### Supplied data
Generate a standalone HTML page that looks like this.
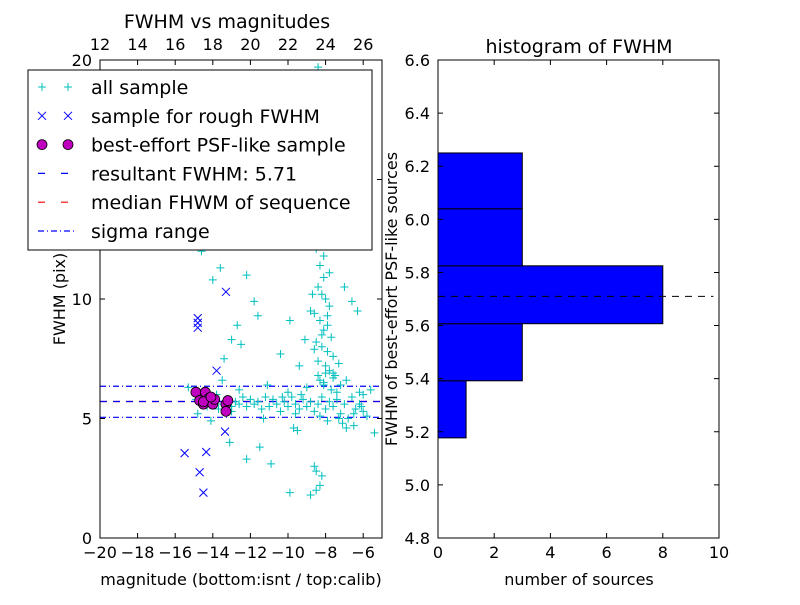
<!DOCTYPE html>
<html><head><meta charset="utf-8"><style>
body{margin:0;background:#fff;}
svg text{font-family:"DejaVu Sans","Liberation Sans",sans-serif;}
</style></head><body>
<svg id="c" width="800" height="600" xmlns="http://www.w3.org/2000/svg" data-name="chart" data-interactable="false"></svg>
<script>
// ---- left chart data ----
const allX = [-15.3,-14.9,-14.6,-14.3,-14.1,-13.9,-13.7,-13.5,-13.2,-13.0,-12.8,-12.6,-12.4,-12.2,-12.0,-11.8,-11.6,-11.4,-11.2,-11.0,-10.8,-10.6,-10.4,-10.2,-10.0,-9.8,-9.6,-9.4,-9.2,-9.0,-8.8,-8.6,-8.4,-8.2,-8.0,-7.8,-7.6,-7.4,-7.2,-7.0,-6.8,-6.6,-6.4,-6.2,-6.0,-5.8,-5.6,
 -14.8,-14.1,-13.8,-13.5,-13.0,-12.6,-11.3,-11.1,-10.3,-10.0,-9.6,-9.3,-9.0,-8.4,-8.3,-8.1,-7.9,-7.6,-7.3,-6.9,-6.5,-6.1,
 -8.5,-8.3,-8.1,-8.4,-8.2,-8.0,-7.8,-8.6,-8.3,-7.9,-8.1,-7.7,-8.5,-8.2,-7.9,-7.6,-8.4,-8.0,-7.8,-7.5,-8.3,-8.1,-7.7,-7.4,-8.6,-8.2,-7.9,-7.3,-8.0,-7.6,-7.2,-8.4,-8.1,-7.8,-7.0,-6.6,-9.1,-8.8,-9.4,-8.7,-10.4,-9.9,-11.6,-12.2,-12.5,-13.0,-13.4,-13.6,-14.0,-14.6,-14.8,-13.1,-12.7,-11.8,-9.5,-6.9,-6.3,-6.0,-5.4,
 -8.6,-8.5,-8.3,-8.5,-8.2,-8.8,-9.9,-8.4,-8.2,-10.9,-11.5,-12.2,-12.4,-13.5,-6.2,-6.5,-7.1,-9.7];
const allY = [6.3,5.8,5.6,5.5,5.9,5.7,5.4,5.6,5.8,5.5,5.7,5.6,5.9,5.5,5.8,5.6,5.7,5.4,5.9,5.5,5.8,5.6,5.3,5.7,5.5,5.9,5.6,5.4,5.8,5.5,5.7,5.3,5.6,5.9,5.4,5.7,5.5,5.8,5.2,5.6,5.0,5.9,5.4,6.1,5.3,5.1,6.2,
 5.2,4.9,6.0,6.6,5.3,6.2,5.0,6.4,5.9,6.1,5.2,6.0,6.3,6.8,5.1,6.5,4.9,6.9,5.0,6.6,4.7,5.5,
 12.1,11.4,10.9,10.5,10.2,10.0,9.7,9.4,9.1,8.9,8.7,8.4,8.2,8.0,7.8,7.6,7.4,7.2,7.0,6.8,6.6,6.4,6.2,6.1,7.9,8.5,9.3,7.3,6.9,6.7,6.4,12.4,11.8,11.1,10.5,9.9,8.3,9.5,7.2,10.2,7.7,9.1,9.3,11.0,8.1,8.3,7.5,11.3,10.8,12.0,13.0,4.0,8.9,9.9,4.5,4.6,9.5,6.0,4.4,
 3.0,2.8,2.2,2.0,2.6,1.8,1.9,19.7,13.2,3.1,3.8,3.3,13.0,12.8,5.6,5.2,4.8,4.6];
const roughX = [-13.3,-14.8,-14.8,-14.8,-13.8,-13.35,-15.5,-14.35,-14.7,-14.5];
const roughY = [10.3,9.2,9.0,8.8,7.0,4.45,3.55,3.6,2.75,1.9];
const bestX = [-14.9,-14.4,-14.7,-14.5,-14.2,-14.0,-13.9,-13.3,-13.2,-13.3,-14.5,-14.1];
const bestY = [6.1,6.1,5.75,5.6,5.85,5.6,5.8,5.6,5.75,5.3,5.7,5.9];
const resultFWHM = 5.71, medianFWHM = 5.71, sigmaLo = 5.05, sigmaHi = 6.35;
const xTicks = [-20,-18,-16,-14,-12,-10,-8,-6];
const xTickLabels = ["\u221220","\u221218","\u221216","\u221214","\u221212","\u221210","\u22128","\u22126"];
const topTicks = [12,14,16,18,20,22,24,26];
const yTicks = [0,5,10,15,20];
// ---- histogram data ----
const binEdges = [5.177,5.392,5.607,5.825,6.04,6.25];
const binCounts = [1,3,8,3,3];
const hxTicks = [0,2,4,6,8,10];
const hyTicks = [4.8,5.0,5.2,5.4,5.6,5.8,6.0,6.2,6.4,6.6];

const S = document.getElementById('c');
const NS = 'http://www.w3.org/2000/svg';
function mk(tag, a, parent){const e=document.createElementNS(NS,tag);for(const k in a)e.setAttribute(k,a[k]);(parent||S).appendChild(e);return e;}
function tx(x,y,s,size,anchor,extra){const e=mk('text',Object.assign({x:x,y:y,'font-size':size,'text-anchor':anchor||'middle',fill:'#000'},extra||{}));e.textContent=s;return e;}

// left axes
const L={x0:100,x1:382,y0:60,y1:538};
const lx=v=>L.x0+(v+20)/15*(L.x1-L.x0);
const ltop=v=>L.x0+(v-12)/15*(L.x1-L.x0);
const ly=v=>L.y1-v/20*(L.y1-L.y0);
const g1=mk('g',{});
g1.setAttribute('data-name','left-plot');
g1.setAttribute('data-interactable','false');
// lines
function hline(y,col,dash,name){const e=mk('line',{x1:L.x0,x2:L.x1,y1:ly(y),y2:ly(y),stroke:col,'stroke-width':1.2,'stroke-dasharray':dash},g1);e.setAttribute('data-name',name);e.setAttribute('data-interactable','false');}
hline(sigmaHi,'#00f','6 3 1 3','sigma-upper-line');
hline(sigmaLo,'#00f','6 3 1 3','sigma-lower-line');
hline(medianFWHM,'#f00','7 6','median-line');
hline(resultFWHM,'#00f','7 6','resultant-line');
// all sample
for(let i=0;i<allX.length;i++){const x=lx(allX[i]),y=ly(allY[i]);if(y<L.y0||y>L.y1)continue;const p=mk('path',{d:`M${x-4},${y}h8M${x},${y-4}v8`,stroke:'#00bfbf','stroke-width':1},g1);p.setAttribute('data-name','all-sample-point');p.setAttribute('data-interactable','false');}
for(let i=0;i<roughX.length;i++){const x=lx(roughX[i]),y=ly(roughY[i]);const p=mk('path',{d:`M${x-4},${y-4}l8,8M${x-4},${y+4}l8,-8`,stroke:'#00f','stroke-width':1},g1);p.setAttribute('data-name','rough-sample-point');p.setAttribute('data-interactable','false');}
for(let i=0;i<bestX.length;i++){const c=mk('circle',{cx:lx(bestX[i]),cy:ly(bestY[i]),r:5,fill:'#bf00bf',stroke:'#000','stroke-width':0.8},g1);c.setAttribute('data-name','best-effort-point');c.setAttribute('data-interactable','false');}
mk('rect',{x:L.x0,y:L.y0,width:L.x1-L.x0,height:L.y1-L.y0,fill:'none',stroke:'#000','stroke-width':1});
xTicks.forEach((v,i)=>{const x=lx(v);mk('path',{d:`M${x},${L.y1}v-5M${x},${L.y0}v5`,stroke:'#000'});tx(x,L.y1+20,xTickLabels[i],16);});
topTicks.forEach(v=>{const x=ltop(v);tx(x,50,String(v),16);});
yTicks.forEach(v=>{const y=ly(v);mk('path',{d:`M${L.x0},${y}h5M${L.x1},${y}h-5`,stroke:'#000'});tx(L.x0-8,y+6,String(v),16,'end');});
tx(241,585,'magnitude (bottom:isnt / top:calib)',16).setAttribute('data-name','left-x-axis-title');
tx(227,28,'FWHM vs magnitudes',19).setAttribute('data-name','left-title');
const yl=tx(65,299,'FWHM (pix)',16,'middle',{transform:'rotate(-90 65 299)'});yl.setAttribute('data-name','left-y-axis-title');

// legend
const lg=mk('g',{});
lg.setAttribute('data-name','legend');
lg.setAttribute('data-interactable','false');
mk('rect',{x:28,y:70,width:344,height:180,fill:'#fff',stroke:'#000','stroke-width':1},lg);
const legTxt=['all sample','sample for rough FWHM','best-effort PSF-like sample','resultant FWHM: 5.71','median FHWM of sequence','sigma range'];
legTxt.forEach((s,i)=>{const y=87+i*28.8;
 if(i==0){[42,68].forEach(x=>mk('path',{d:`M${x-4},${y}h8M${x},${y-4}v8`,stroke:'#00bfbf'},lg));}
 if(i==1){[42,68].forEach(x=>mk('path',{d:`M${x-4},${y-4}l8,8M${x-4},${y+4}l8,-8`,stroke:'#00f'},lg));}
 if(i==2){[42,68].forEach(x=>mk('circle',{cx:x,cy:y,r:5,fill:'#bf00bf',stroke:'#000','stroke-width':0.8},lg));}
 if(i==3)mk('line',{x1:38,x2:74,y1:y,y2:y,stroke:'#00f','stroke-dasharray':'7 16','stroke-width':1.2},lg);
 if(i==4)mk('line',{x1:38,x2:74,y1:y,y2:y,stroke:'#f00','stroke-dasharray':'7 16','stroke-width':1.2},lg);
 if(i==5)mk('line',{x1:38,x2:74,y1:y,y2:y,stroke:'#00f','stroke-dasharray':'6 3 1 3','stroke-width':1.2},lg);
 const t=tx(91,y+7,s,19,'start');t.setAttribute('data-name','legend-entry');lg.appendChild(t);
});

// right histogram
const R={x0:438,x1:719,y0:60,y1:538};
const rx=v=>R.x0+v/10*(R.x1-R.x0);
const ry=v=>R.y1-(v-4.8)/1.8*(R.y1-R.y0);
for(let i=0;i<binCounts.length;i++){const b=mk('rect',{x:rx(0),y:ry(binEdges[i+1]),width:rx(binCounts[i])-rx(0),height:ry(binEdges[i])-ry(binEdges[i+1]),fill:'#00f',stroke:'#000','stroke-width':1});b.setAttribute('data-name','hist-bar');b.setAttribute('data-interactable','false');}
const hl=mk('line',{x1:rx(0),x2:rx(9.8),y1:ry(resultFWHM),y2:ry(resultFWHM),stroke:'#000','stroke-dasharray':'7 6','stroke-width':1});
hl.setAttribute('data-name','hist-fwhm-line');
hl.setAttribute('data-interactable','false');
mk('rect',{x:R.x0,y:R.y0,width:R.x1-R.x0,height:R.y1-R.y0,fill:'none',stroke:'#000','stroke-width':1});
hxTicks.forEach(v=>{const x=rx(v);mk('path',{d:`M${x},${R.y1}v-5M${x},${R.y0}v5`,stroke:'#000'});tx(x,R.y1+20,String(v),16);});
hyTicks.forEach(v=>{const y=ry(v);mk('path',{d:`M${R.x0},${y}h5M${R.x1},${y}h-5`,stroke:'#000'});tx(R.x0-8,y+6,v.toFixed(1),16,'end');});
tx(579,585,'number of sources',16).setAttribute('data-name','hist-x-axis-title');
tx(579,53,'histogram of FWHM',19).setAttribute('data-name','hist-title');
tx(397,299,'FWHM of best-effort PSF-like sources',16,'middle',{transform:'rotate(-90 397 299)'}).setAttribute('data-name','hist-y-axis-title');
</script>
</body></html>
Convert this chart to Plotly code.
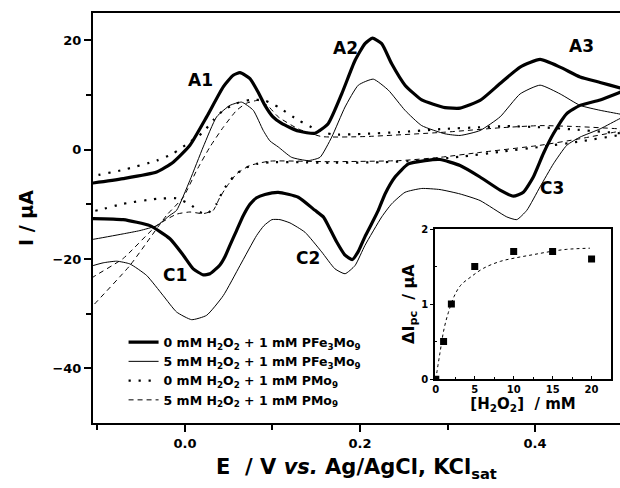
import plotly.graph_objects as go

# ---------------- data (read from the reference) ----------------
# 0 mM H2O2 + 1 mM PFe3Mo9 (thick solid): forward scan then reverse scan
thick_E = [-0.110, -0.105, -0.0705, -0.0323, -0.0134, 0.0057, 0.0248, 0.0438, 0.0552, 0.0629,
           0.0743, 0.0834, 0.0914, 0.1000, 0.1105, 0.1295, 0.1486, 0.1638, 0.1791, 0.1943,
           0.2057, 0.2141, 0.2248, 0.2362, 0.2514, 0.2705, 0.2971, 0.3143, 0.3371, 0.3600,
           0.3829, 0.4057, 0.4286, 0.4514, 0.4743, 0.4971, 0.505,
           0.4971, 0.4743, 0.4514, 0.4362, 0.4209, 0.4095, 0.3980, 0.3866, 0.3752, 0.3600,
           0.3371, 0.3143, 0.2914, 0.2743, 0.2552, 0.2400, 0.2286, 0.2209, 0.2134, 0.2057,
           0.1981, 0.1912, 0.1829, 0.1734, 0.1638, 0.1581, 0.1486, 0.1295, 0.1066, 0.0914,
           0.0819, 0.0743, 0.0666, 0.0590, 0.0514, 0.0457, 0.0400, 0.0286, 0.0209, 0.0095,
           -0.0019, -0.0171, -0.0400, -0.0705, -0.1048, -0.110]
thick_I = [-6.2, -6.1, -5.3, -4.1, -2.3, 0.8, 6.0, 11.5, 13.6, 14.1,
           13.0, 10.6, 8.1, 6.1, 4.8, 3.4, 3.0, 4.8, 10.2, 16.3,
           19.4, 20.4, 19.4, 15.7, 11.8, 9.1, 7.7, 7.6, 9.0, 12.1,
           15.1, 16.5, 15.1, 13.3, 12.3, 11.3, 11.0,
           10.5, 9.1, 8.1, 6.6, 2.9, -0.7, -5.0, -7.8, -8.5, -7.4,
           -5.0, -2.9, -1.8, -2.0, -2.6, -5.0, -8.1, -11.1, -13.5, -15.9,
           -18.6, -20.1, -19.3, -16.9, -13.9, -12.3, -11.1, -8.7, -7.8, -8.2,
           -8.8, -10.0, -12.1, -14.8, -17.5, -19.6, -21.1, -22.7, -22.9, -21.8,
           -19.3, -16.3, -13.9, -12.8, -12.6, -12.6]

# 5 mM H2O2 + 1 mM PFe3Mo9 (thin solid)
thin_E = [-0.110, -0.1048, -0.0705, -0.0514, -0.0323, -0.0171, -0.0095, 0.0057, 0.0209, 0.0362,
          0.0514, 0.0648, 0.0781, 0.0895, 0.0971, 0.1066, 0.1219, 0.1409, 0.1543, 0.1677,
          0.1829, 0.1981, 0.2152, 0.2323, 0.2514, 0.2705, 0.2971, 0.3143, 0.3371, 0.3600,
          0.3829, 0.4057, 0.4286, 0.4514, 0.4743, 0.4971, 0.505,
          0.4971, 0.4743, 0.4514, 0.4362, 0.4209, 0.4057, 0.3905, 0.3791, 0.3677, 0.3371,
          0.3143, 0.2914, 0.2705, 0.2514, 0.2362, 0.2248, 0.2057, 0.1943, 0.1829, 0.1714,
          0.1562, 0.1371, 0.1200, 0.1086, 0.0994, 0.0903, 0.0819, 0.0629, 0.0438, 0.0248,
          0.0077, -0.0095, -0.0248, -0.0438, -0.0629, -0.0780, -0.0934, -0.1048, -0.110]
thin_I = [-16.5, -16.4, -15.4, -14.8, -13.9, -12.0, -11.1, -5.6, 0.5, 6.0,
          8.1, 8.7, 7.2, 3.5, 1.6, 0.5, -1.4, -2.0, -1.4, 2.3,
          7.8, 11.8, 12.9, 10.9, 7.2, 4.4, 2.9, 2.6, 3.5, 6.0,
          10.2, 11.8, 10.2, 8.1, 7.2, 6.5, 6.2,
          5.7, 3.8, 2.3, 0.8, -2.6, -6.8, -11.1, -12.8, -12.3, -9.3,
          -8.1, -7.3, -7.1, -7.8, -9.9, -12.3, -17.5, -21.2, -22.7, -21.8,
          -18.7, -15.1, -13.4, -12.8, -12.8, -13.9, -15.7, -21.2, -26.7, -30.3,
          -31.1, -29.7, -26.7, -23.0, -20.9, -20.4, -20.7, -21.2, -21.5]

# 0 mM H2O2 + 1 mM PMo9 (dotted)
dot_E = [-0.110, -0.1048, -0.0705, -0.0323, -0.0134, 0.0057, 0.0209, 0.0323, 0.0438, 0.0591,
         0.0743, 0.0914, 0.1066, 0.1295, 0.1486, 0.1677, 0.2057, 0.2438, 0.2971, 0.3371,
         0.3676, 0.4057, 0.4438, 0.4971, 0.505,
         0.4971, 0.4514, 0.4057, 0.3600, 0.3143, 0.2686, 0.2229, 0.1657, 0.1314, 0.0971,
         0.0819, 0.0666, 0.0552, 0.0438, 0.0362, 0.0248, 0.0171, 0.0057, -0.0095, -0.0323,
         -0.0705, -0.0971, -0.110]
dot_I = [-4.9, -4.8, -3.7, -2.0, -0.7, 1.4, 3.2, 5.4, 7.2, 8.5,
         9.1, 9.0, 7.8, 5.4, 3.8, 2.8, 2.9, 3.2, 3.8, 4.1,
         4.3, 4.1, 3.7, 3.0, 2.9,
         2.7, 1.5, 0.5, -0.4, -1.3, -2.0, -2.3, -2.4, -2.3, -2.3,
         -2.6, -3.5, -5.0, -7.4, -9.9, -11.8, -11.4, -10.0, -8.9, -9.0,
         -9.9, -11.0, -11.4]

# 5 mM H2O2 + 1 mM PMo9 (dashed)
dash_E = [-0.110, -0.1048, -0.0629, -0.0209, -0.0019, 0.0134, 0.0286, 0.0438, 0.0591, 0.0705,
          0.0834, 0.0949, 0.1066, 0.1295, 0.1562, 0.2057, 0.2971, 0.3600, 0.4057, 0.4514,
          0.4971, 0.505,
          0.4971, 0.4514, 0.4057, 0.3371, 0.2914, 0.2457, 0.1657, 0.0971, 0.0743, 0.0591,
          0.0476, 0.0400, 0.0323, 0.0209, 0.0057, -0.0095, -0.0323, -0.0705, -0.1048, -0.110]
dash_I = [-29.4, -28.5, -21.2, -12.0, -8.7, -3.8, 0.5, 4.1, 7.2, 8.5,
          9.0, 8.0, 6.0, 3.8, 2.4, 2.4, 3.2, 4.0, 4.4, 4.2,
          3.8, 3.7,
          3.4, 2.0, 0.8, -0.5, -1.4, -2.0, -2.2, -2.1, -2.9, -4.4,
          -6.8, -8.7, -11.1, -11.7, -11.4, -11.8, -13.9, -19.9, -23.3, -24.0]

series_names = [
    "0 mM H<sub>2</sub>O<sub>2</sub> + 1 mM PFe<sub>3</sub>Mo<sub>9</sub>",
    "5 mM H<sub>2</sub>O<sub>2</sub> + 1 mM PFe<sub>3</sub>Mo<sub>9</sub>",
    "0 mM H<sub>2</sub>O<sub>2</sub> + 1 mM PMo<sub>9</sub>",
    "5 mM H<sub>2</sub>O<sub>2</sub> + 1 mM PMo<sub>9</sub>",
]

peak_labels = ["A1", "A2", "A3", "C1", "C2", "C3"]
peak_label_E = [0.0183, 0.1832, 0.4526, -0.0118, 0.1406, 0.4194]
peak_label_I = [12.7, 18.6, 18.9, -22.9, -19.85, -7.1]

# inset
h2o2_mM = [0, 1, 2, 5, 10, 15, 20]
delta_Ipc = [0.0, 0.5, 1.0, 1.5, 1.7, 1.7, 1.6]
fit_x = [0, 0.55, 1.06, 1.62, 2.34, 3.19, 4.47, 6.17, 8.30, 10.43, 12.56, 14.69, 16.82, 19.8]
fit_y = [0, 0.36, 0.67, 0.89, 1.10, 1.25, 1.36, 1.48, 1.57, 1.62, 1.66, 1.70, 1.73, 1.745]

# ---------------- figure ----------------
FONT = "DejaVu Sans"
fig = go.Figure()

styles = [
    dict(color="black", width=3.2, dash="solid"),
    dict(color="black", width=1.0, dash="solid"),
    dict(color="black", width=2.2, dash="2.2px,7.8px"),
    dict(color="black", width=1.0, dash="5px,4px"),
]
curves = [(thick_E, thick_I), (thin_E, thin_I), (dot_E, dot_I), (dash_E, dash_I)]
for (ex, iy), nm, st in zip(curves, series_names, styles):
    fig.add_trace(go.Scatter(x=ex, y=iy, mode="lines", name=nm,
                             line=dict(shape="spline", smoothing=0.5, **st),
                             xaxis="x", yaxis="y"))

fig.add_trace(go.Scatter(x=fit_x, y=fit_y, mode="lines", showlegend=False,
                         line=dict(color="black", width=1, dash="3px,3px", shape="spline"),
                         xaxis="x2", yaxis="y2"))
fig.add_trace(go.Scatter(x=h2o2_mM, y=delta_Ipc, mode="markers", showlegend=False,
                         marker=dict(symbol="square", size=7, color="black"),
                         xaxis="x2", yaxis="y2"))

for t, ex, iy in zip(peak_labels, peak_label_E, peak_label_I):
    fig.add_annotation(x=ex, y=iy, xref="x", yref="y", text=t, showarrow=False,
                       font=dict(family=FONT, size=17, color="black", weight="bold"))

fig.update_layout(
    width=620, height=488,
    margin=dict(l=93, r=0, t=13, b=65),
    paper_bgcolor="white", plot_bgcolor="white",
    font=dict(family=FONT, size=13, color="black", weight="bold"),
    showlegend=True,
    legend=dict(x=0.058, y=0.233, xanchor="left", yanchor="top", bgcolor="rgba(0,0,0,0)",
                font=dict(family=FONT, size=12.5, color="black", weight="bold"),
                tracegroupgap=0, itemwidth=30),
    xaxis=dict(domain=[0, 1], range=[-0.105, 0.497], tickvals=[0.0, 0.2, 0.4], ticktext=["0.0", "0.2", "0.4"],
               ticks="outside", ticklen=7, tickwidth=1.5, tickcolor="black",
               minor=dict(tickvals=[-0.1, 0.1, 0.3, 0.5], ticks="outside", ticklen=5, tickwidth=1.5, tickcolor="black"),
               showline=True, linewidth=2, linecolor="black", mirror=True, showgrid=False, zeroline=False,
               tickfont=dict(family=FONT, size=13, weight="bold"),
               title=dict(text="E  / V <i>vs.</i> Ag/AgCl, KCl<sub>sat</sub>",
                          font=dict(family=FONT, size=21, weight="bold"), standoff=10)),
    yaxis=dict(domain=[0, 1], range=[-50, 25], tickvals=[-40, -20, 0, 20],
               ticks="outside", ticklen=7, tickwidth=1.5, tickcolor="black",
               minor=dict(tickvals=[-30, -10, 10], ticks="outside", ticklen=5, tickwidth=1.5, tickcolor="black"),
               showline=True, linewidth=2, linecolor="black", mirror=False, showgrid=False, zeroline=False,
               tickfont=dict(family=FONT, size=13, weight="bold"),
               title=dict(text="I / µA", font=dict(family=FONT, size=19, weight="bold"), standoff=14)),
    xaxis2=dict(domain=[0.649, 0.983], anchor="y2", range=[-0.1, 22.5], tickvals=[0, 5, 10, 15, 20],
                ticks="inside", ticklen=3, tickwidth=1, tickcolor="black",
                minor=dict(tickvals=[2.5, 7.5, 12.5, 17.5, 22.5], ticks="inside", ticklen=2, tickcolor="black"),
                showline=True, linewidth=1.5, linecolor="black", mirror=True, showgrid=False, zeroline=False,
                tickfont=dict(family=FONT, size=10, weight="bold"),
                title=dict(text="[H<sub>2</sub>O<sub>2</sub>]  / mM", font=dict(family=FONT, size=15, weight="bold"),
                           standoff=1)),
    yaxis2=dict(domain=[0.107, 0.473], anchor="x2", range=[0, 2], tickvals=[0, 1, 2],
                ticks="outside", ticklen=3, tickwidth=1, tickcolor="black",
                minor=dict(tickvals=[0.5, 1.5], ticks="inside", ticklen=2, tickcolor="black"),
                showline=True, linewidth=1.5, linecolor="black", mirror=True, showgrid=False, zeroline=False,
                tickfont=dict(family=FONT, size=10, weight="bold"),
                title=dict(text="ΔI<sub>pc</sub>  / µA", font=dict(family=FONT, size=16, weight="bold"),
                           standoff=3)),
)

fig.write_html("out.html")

### Directive
Please quote only the span of lines whose first line contains "Convert this chart to Plotly code." and whose last line contains "import plotly.graph_objects as go", leaving every picture out.

### Answer for the task
Convert this chart to Plotly code.
import plotly.graph_objects as go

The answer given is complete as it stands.